FX is situated within the following areas:
Retail FX Brokers
These brokers offer speculative trading to the individual retail trader. This area of the FX market is very small compared to the total volume of currency exchanged worldwide.
Central Banks
By purchasing and selling currencies, central banks try to control their money supply, interest rates and inflation. Whether official or not, nations often have target exchange rates for their currencies, and a nation’s central bank can often use their reserves of national and foreign currency to try and stabilize the market for their currency.
Commercial Businesses
Whenever a company has to purchase from, or sell to a company in a foreign nation, a foreign exchange transaction is likely to occur. For example, a U.S. based company may need to purchase Euros to pay an invoice to a French company; or the French company may have to purchase U.S. dollars to pay a U.S based invoice. In both of these cases a foreign exchange transaction needs to occur. Companies that deal with foreign customers or suppliers often take this one step further, and purchase or sell currencies as a hedge against future exchange rate movement. By locking in today’s exchange rates, companies can take exchange rate risk out of the equation.
Interbank Market
The interbank market makes up the largest portion of the FX market, and is inclusive of the above areas of trading. Customers often turn to the banks to intermediate their foreign exchange transactions, and banks often trade their own accounts as well.

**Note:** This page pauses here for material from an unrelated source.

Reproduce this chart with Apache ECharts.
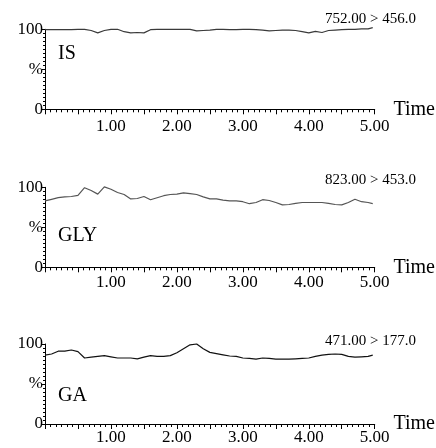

There is no central location that FX trading occurs in. For this reason, there is no central body controlling prices and actions of many players. This is a new and lucrative area for speculation, but investors must heed the risks that are taken when entering it.
There are the “big six” banks:
-Royal Bank of Canada
-J.P. Morgan
-Deutsche Bank
-HSBC
-Goldman Sachs
-Société Générale
And others such as:
-Bank of America
-Wells Fargo
-Royal Bank of Scotland
Plus country banks of the majors that trade currencies, such as:
-Bank of England
-Bank of France
-Bank of Japan
-U.S. Federal Reserve
-Bank of Canada
-Bank of Switzerland
-European Central Bank
-Bank of Saudi Arabia
We also have the country banks of the minors. An estimated 200 banks worldwide trade currency.
Additionally, there are an estimated 3,000 hedge funds trading currency out of the 7,000 hedge funds worldwide.
There are an estimated 1,000 retail brokerages and an estimated 17,000 to 20,000 retail traders.